-- Start of SUPPLIED DATA --
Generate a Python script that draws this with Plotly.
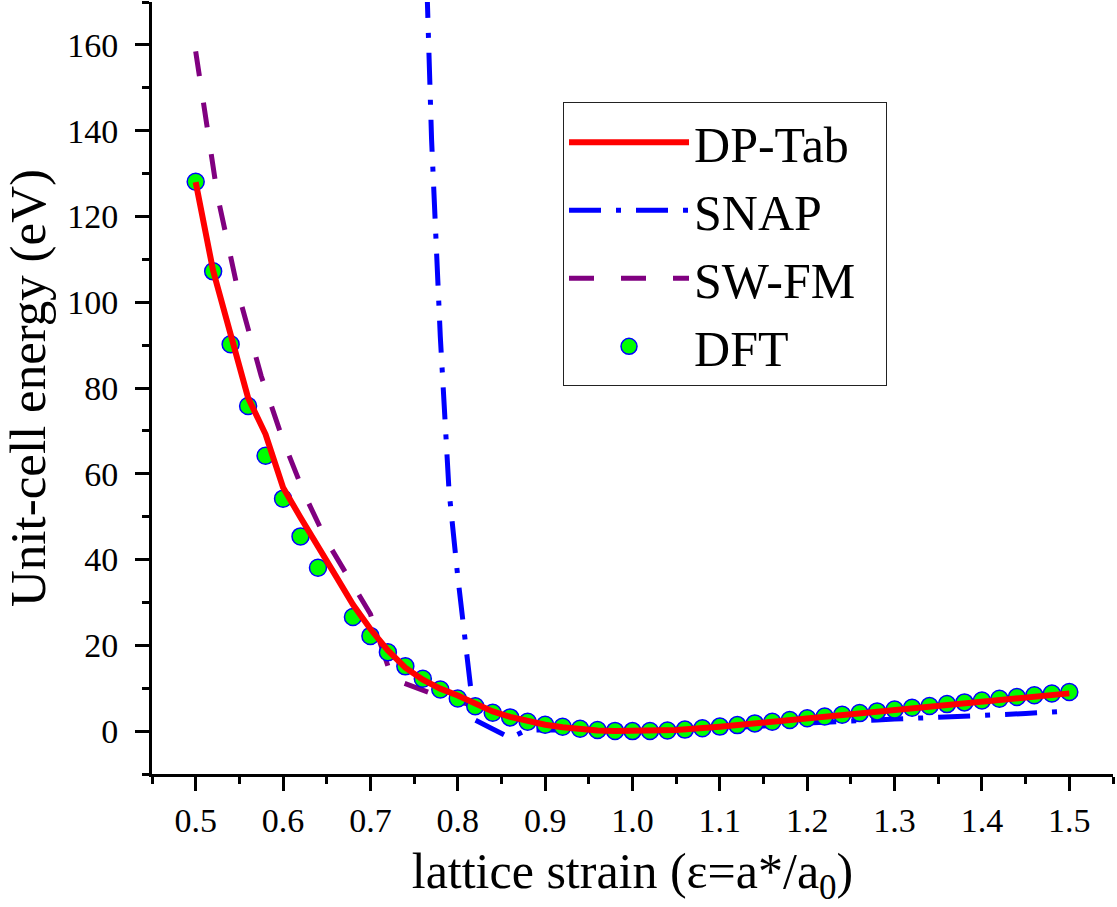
import plotly.graph_objects as go

# ---- data ----
dft_x = [0.50, 0.52, 0.54, 0.56, 0.58, 0.60, 0.62, 0.64, 0.68, 0.70,
         0.72, 0.74, 0.76, 0.78, 0.80, 0.82, 0.84, 0.86, 0.88, 0.90,
         0.92, 0.94, 0.96, 0.98, 1.00, 1.02, 1.04, 1.06, 1.08, 1.10,
         1.12, 1.14, 1.16, 1.18, 1.20, 1.22, 1.24, 1.26, 1.28, 1.30,
         1.32, 1.34, 1.36, 1.38, 1.40, 1.42, 1.44, 1.46, 1.48, 1.50]
dft_y = [128.1, 107.2, 90.2, 75.8, 64.2, 54.2, 45.4, 38.1, 26.6, 22.2,
         18.4, 15.1, 12.2, 9.7, 7.6, 5.8, 4.3, 3.2, 2.2, 1.5,
         1.0, 0.55, 0.25, 0.05, 0.0, 0.03, 0.15, 0.35, 0.65, 1.05,
         1.4, 1.8, 2.2, 2.6, 3.0, 3.4, 3.8, 4.2, 4.6, 5.05,
         5.45, 5.85, 6.3, 6.7, 7.15, 7.55, 7.95, 8.35, 8.75, 9.1]

dp_x = [0.50, 0.52, 0.54, 0.56, 0.58, 0.60, 0.62, 0.64, 0.66, 0.68,
        0.70, 0.72, 0.74, 0.76, 0.78, 0.80, 0.82, 0.84, 0.86, 0.88,
        0.90, 0.92, 0.94, 0.96, 0.98, 1.00, 1.05, 1.10, 1.15, 1.20,
        1.25, 1.30, 1.35, 1.40, 1.45, 1.50]
dp_y = [128.0, 107.3, 92.5, 77.7, 69.2, 56.8, 49.8, 42.8, 36.3, 29.5,
        23.8, 18.8, 14.8, 12.0, 9.9, 8.3, 6.3, 4.6, 3.3, 2.3,
        1.5, 0.9, 0.45, 0.15, 0.03, 0.0, 0.25, 1.0, 2.0, 2.95,
        3.95, 4.95, 5.9, 6.95, 7.9, 8.8]

sw_x = [0.500, 0.525, 0.550, 0.575, 0.600, 0.625, 0.650, 0.675, 0.700,
        0.725, 0.750, 0.775, 0.800, 0.825, 0.850, 0.875, 0.900, 0.950,
        1.000, 1.050, 1.100, 1.200, 1.300, 1.400, 1.500]
sw_y = [158.5, 124.8, 101.2, 82.8, 67.8, 55.0, 44.3, 35.6, 27.3,
        12.2, 10.4, 8.4, 7.0, 5.6, 3.9, 2.5, 1.5, 0.4,
        0.0, 0.3, 1.0, 3.0, 5.0, 7.0, 8.9]

snap_x = [0.760, 0.770, 0.780, 0.790, 0.800, 0.810, 0.819, 0.840, 0.860,
          0.878, 0.900, 0.950, 1.000, 1.050, 1.100, 1.150, 1.200, 1.250,
          1.280, 1.300, 1.350, 1.400, 1.450, 1.500]
snap_y = [205.0, 138.0, 92.0, 56.0, 36.0, 18.5, 2.7, 0.5, -1.6,
          0.2, 0.3, 0.1, 0.0, 0.2, 0.6, 1.2, 1.9, 2.5,
          2.6, 2.8, 3.2, 3.7, 4.1, 4.7]

x_ticks = [0.5, 0.6, 0.7, 0.8, 0.9, 1.0, 1.1, 1.2, 1.3, 1.4, 1.5]
x_tick_labels = ["0.5", "0.6", "0.7", "0.8", "0.9", "1.0", "1.1", "1.2", "1.3", "1.4", "1.5"]
y_ticks = [0, 20, 40, 60, 80, 100, 120, 140, 160]
y_tick_labels = ["0", "20", "40", "60", "80", "100", "120", "140", "160"]

FONT = "Liberation Serif, Times New Roman, serif"

fig = go.Figure()
fig.add_trace(go.Scatter(x=snap_x, y=snap_y, mode="lines", name="SNAP", legendrank=2,
                         line=dict(color="#0000ff", width=5, dash="32px,15px,5px,15px")))
fig.add_trace(go.Scatter(x=sw_x, y=sw_y, mode="lines", name="SW-FM\u2002", legendrank=3,
                         line=dict(color="#800080", width=5, dash="25px,27px")))
fig.add_trace(go.Scatter(x=dft_x, y=dft_y, mode="markers", name="DFT", legendrank=4,
                         marker=dict(color="#00ff00", size=17, line=dict(color="#0000ff", width=1.5))))
fig.add_trace(go.Scatter(x=dp_x, y=dp_y, mode="lines", name="DP-Tab", legendrank=1,
                         line=dict(color="#ff0000", width=6)))

axis_common = dict(showline=True, linecolor="black", linewidth=3, showgrid=False, zeroline=False,
                   tickcolor="black", tickwidth=3, ticklen=14)

fig.update_layout(
    width=1117, height=907,
    margin=dict(l=152, r=4, t=2, b=133),
    paper_bgcolor="white", plot_bgcolor="white",
    font=dict(family=FONT, color="black"),
    showlegend=True,
    legend=dict(x=0.4277, y=0.870, xanchor="left", yanchor="top",
                bgcolor="white", bordercolor="#222", borderwidth=1,
                font=dict(size=50, family=FONT), itemwidth=120,
                tracegroupgap=0),
    xaxis=dict(range=[0.45, 1.55], tickvals=x_ticks, ticktext=x_tick_labels,
               ticks="outside", tickfont=dict(size=34, family=FONT),
               minor=dict(dtick=0.05, tick0=0.45, ticks="outside", ticklen=7, tickwidth=3, tickcolor="black"),
               title=dict(text="lattice strain (ε=a*/a<sub>0</sub>)", font=dict(size=50, family=FONT), standoff=16),
               **axis_common),
    yaxis=dict(range=[-10, 170], tickvals=y_ticks, ticktext=y_tick_labels,
               ticks="outside", tickfont=dict(size=34, family=FONT), ticklabelstandoff=10,
               minor=dict(dtick=10, tick0=0, ticks="outside", ticklen=7, tickwidth=3, tickcolor="black"),
               title=dict(text="Unit-cell energy (eV)", font=dict(size=51, family=FONT), standoff=6),
               **axis_common),
    xaxis2=dict(range=[0.45, 1.55], overlaying="x", side="top", anchor="y",
                tickvals=x_ticks, showticklabels=False, ticks="inside",
                minor=dict(dtick=0.05, tick0=0.45, ticks="inside", ticklen=7, tickwidth=3, tickcolor="black"),
                **axis_common),
    yaxis2=dict(range=[-10, 170], overlaying="y", side="right", anchor="x",
                tickvals=y_ticks, showticklabels=False, ticks="inside",
                minor=dict(dtick=10, tick0=0, ticks="inside", ticklen=7, tickwidth=3, tickcolor="black"),
                **axis_common),
)

fig.write_html("out.html")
-- End of SUPPLIED DATA --
EXERCISE PROMPT: Print the data above verbatim from the first line through the line holding "import plotly.graph_objects as go", leaving every picture out.

FINAL RESULT:
Generate a Python script that draws this with Plotly.
import plotly.graph_objects as go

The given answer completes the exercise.